Provided material:
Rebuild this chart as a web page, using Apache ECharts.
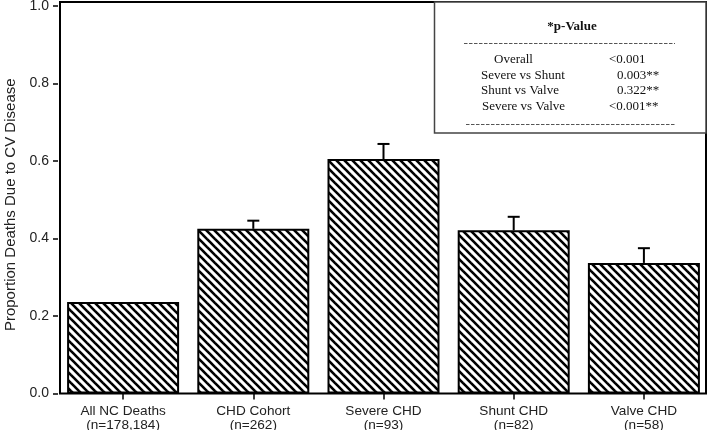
<!DOCTYPE html>
<html>
<head>
<meta charset="utf-8">
<script src="https://cdn.jsdelivr.net/npm/echarts@6/dist/echarts.min.js"></script>
<style>
html,body{margin:0;padding:0;background:#fff;}
#chart{width:709px;height:430px;}
</style>
</head>
<body>
<div id="chart"></div>
<script>
// ---- data ----
const categories = ['All NC Deaths\n(n=178,184)', 'CHD Cohort\n(n=262)', 'Severe CHD\n(n=93)', 'Shunt CHD\n(n=82)', 'Valve CHD\n(n=58)'];
const proportions = [0.236, 0.425, 0.605, 0.421, 0.337];
const upperErrors = [null, 0.446, 0.644, 0.456, 0.375];
const yTicks = [0, 0.2, 0.4, 0.6, 0.8, 1.0];
const pTitle = '*p-Value';
const pLabels = ['Overall', 'Severe vs Shunt', 'Shunt vs Valve', 'Severe vs Valve'];
const pValues = ['<0.001', '0.003**', '0.322**', '<0.001**'];

// hatch pattern
function makeHatch() {
  const c = document.createElement('canvas');
  c.width = 8; c.height = 8;
  const g = c.getContext('2d');
  g.fillStyle = '#fff'; g.fillRect(0, 0, 8, 8);
  g.strokeStyle = '#000'; g.lineWidth = 2.6;
  for (const k of [-8, 0, 8]) {
    g.beginPath(); g.moveTo(k - 1, -1); g.lineTo(k + 9, 9); g.stroke();
  }
  return c;
}

const chart = echarts.init(document.getElementById('chart'), null, {renderer: 'canvas'});
const errData = upperErrors.map((u, i) => u == null ? null : [i, proportions[i], u]).filter(d => d);

const pText = [];
const rowY = [60, 75.5, 91, 107];
const labelX = [494, 481, 481, 482];
const valueX = [609, 617, 617, 609];
pLabels.forEach((t, i) => {
  pText.push({type: 'text', x: labelX[i], y: rowY[i], style: {text: t, font: '13px "Liberation Serif", "Times New Roman", serif', fill: '#111', textVerticalAlign: 'middle'}, z: 20});
  pText.push({type: 'text', x: valueX[i], y: rowY[i], style: {text: pValues[i], font: '13px "Liberation Serif", "Times New Roman", serif', fill: '#111', textVerticalAlign: 'middle'}, z: 20});
});

chart.setOption({
  animation: false,
  backgroundColor: '#fff',
  grid: {left: 58, right: 0, top: 6, bottom: 36.5, containLabel: false, outerBoundsMode: 'none'},
  xAxis: {
    type: 'category',
    data: categories,
    axisLine: {show: false},
    axisTick: {show: true, alignWithLabel: true, length: 6, lineStyle: {color: '#000', width: 1.5}},
    axisLabel: {fontFamily: 'Liberation Sans, Arial, sans-serif', fontSize: 13.6, color: '#222', margin: 11, lineHeight: 14}
  },
  yAxis: {
    type: 'value', min: 0, max: 1.0, interval: 0.2,
    name: 'Proportion Deaths Due to CV Disease',
    nameLocation: 'middle', nameRotate: 90, nameGap: 40,
    nameTextStyle: {fontFamily: 'Liberation Sans, Arial, sans-serif', fontSize: 15, color: '#222', padding: [0, 10, 0, 0]},
    axisLine: {show: false},
    axisTick: {show: true, length: 5, lineStyle: {color: '#000', width: 1.5}},
    axisLabel: {fontFamily: 'Liberation Sans, Arial, sans-serif', fontSize: 14, color: '#222', margin: 9,
      formatter: v => yTicks.some(t => Math.abs(t - v) < 1e-9) ? v.toFixed(1) : ''},
    splitLine: {show: false}
  },
  series: [
    {
      type: 'bar',
      data: proportions,
      barWidth: 112,
      itemStyle: {color: {image: makeHatch(), repeat: 'repeat'}, borderColor: '#000', borderWidth: 2},
      z: 2
    },
    {
      type: 'custom',
      data: errData,
      z: 3,
      renderItem: function (params, api) {
        const i = api.value(0);
        const base = api.coord([i, api.value(1)]);
        const top = api.coord([i, api.value(2)]);
        const hw = 6;
        return {
          type: 'group',
          children: [
            {type: 'line', shape: {x1: base[0], y1: base[1], x2: top[0], y2: top[1]}, style: {stroke: '#000', lineWidth: 2}},
            {type: 'line', shape: {x1: top[0] - hw, y1: top[1], x2: top[0] + hw, y2: top[1]}, style: {stroke: '#000', lineWidth: 2}}
          ]
        };
      }
    }
  ],
  graphic: [
    {type: 'rect', shape: {x: 60, y: 2, width: 646, height: 391.5}, style: {fill: 'none', stroke: '#000', lineWidth: 2}, z: 10, silent: true},
    {type: 'rect', shape: {x: 434.5, y: 2, width: 271.5, height: 131}, style: {fill: '#fff', stroke: '#444', lineWidth: 1.5}, z: 11, silent: true},
    {type: 'text', x: 572, y: 27, style: {text: pTitle, font: 'bold 13px "Liberation Serif", "Times New Roman", serif', fill: '#111', textAlign: 'center', textVerticalAlign: 'middle'}, z: 20},
    {type: 'line', shape: {x1: 464, y1: 43.5, x2: 675, y2: 43.5}, style: {stroke: '#555', lineWidth: 1, lineDash: [3.5, 1.5]}, z: 20},
    {type: 'line', shape: {x1: 466, y1: 124.5, x2: 676, y2: 124.5}, style: {stroke: '#555', lineWidth: 1, lineDash: [3.5, 1.5]}, z: 20},
    ...pText
  ]
});
</script>
</body>
</html>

Prompt: Reproduce the whole listing exactly, but not the images in it.

Exercise answer:
Rebuild this chart as a web page, using Apache ECharts.
<!DOCTYPE html>
<html>
<head>
<meta charset="utf-8">
<script src="https://cdn.jsdelivr.net/npm/echarts@6/dist/echarts.min.js"></script>
<style>
html,body{margin:0;padding:0;background:#fff;}
#chart{width:709px;height:430px;}
</style>
</head>
<body>
<div id="chart"></div>
<script>
// ---- data ----
const categories = ['All NC Deaths\n(n=178,184)', 'CHD Cohort\n(n=262)', 'Severe CHD\n(n=93)', 'Shunt CHD\n(n=82)', 'Valve CHD\n(n=58)'];
const proportions = [0.236, 0.425, 0.605, 0.421, 0.337];
const upperErrors = [null, 0.446, 0.644, 0.456, 0.375];
const yTicks = [0, 0.2, 0.4, 0.6, 0.8, 1.0];
const pTitle = '*p-Value';
const pLabels = ['Overall', 'Severe vs Shunt', 'Shunt vs Valve', 'Severe vs Valve'];
const pValues = ['<0.001', '0.003**', '0.322**', '<0.001**'];

// hatch pattern
function makeHatch() {
  const c = document.createElement('canvas');
  c.width = 8; c.height = 8;
  const g = c.getContext('2d');
  g.fillStyle = '#fff'; g.fillRect(0, 0, 8, 8);
  g.strokeStyle = '#000'; g.lineWidth = 2.6;
  for (const k of [-8, 0, 8]) {
    g.beginPath(); g.moveTo(k - 1, -1); g.lineTo(k + 9, 9); g.stroke();
  }
  return c;
}

const chart = echarts.init(document.getElementById('chart'), null, {renderer: 'canvas'});
const errData = upperErrors.map((u, i) => u == null ? null : [i, proportions[i], u]).filter(d => d);

const pText = [];
const rowY = [60, 75.5, 91, 107];
const labelX = [494, 481, 481, 482];
const valueX = [609, 617, 617, 609];
pLabels.forEach((t, i) => {
  pText.push({type: 'text', x: labelX[i], y: rowY[i], style: {text: t, font: '13px "Liberation Serif", "Times New Roman", serif', fill: '#111', textVerticalAlign: 'middle'}, z: 20});
  pText.push({type: 'text', x: valueX[i], y: rowY[i], style: {text: pValues[i], font: '13px "Liberation Serif", "Times New Roman", serif', fill: '#111', textVerticalAlign: 'middle'}, z: 20});
});

chart.setOption({
  animation: false,
  backgroundColor: '#fff',
  grid: {left: 58, right: 0, top: 6, bottom: 36.5, containLabel: false, outerBoundsMode: 'none'},
  xAxis: {
    type: 'category',
    data: categories,
    axisLine: {show: false},
    axisTick: {show: true, alignWithLabel: true, length: 6, lineStyle: {color: '#000', width: 1.5}},
    axisLabel: {fontFamily: 'Liberation Sans, Arial, sans-serif', fontSize: 13.6, color: '#222', margin: 11, lineHeight: 14}
  },
  yAxis: {
    type: 'value', min: 0, max: 1.0, interval: 0.2,
    name: 'Proportion Deaths Due to CV Disease',
    nameLocation: 'middle', nameRotate: 90, nameGap: 40,
    nameTextStyle: {fontFamily: 'Liberation Sans, Arial, sans-serif', fontSize: 15, color: '#222', padding: [0, 10, 0, 0]},
    axisLine: {show: false},
    axisTick: {show: true, length: 5, lineStyle: {color: '#000', width: 1.5}},
    axisLabel: {fontFamily: 'Liberation Sans, Arial, sans-serif', fontSize: 14, color: '#222', margin: 9,
      formatter: v => yTicks.some(t => Math.abs(t - v) < 1e-9) ? v.toFixed(1) : ''},
    splitLine: {show: false}
  },
  series: [
    {
      type: 'bar',
      data: proportions,
      barWidth: 112,
      itemStyle: {color: {image: makeHatch(), repeat: 'repeat'}, borderColor: '#000', borderWidth: 2},
      z: 2
    },
    {
      type: 'custom',
      data: errData,
      z: 3,
      renderItem: function (params, api) {
        const i = api.value(0);
        const base = api.coord([i, api.value(1)]);
        const top = api.coord([i, api.value(2)]);
        const hw = 6;
        return {
          type: 'group',
          children: [
            {type: 'line', shape: {x1: base[0], y1: base[1], x2: top[0], y2: top[1]}, style: {stroke: '#000', lineWidth: 2}},
            {type: 'line', shape: {x1: top[0] - hw, y1: top[1], x2: top[0] + hw, y2: top[1]}, style: {stroke: '#000', lineWidth: 2}}
          ]
        };
      }
    }
  ],
  graphic: [
    {type: 'rect', shape: {x: 60, y: 2, width: 646, height: 391.5}, style: {fill: 'none', stroke: '#000', lineWidth: 2}, z: 10, silent: true},
    {type: 'rect', shape: {x: 434.5, y: 2, width: 271.5, height: 131}, style: {fill: '#fff', stroke: '#444', lineWidth: 1.5}, z: 11, silent: true},
    {type: 'text', x: 572, y: 27, style: {text: pTitle, font: 'bold 13px "Liberation Serif", "Times New Roman", serif', fill: '#111', textAlign: 'center', textVerticalAlign: 'middle'}, z: 20},
    {type: 'line', shape: {x1: 464, y1: 43.5, x2: 675, y2: 43.5}, style: {stroke: '#555', lineWidth: 1, lineDash: [3.5, 1.5]}, z: 20},
    {type: 'line', shape: {x1: 466, y1: 124.5, x2: 676, y2: 124.5}, style: {stroke: '#555', lineWidth: 1, lineDash: [3.5, 1.5]}, z: 20},
    ...pText
  ]
});
</script>
</body>
</html>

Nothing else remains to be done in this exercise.